Age brings disease.  Sometimes it’s slow, physical disease.  Sometimes it’s mental disease.  Dementia is so cruel, mental decline is cruel.  Cruel to those who have it, and cruel to those who live with those who have it.  Sat in the lounge of the nursing home my Gran is moving too, I listened to a conversation between a son and his mother; he trying to convince her to eat, she refusing.  “I don’t want it.  I don’t want it.  It’s horrid, I don’t want it,” came her voice, and there was within it an eight year old’s pout, a child’s stubbornness, battering against her son as he tried to fight the anger rising in his tones as he exclaimed, “You must eat, Ma, you must eat.”

Then, almost as a game, he asked: “How old am I?”

“I don’t know,” she replied, not with anger, or frustration, but a simple statement of fact.  “I don’t know how old you are.”

And again we ask; what do you do?  What formula is there, what government decree, which declares ‘now, you may abandon your elders, because you cannot look after them and they cannot remember your name so hand them over elsewhere, and live your life, while they decline, unseen, forgotten, in some other place’ for this is the simple, cruel mathematics of the case.  The young must be permitted to live, the old must be loved, and cared for, and what do you do when these two fundamental needs collide?  Guilt dogs both old and young, for different reasons, attached to the same conundrum.  And again, I don’t think anyone has an answer which is anything better than for finding, one individual at a time, the ‘most kind’ option going.

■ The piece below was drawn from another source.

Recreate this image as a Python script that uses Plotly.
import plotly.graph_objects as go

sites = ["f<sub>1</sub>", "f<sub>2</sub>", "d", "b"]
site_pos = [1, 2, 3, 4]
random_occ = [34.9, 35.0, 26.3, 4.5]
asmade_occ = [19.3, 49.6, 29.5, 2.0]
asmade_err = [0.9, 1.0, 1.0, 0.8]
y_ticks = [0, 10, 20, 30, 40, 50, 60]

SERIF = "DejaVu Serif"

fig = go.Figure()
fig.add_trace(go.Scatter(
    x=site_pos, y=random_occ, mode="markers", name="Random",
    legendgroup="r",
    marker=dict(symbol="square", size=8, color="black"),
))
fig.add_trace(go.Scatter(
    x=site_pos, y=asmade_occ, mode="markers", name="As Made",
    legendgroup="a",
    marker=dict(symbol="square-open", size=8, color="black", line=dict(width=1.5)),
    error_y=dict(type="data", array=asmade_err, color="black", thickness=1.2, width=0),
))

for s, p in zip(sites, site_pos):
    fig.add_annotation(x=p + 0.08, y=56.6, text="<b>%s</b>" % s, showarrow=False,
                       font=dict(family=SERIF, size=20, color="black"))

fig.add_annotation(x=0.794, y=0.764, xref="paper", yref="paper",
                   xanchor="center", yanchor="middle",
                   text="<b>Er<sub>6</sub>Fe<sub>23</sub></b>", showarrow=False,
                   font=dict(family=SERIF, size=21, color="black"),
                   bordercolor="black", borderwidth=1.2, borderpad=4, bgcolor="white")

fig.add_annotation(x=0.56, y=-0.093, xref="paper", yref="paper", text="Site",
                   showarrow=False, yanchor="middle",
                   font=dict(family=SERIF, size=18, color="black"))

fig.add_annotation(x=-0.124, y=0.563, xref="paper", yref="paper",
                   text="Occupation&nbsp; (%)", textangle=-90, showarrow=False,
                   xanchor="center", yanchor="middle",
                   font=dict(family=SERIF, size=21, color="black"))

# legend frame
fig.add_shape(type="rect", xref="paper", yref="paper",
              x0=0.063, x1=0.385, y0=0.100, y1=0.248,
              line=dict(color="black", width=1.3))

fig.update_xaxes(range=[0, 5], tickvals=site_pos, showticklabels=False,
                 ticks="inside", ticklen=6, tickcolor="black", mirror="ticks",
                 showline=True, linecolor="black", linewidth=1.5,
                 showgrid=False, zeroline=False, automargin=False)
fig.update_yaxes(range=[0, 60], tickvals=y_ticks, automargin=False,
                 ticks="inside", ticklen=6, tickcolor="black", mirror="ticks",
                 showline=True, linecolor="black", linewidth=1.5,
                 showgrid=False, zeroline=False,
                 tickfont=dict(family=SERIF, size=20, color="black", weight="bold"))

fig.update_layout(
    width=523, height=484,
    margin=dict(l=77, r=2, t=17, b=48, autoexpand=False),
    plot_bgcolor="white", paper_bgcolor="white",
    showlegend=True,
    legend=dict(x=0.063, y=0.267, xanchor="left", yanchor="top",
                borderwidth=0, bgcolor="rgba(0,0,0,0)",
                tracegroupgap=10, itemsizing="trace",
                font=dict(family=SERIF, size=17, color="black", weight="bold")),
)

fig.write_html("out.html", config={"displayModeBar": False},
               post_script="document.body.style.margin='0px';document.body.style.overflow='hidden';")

Sat again in the lounge, and here was the same story acted out.  A woman, in her fifties at a pinch, leaving her mother, late eighties if she was a day, for a few weeks to stay at the nursing home.

“I don’t want to,” said her Mum.

“You have to Mum,” said her daughter.  “You know we can’t look after you over Christmas, you need proper care.”

“But I don’t want to.”

“We talked about this – you know we can’t give you the care you need.”

“Yes, I know.”

“So you need to stay here for a few weeks, just until after Christmas.”

“But I don’t want to!”

I do not write this to say that all old age is like this: many a life is lived well and good up to the moment where it ends.  But we shy as a society from admitting a few obvious truths: that the old can be a burden on the young, on the state, and that ‘burden’ is the word – emotionally, financially, thought and time.  We also shy from admitting the other simple truth – that too often the young abandon their old, running away from the harsh truths of it and leaving those who raised us to diminish out of sight, out of mind, as if, somehow, old age is not a fate which awaits us all.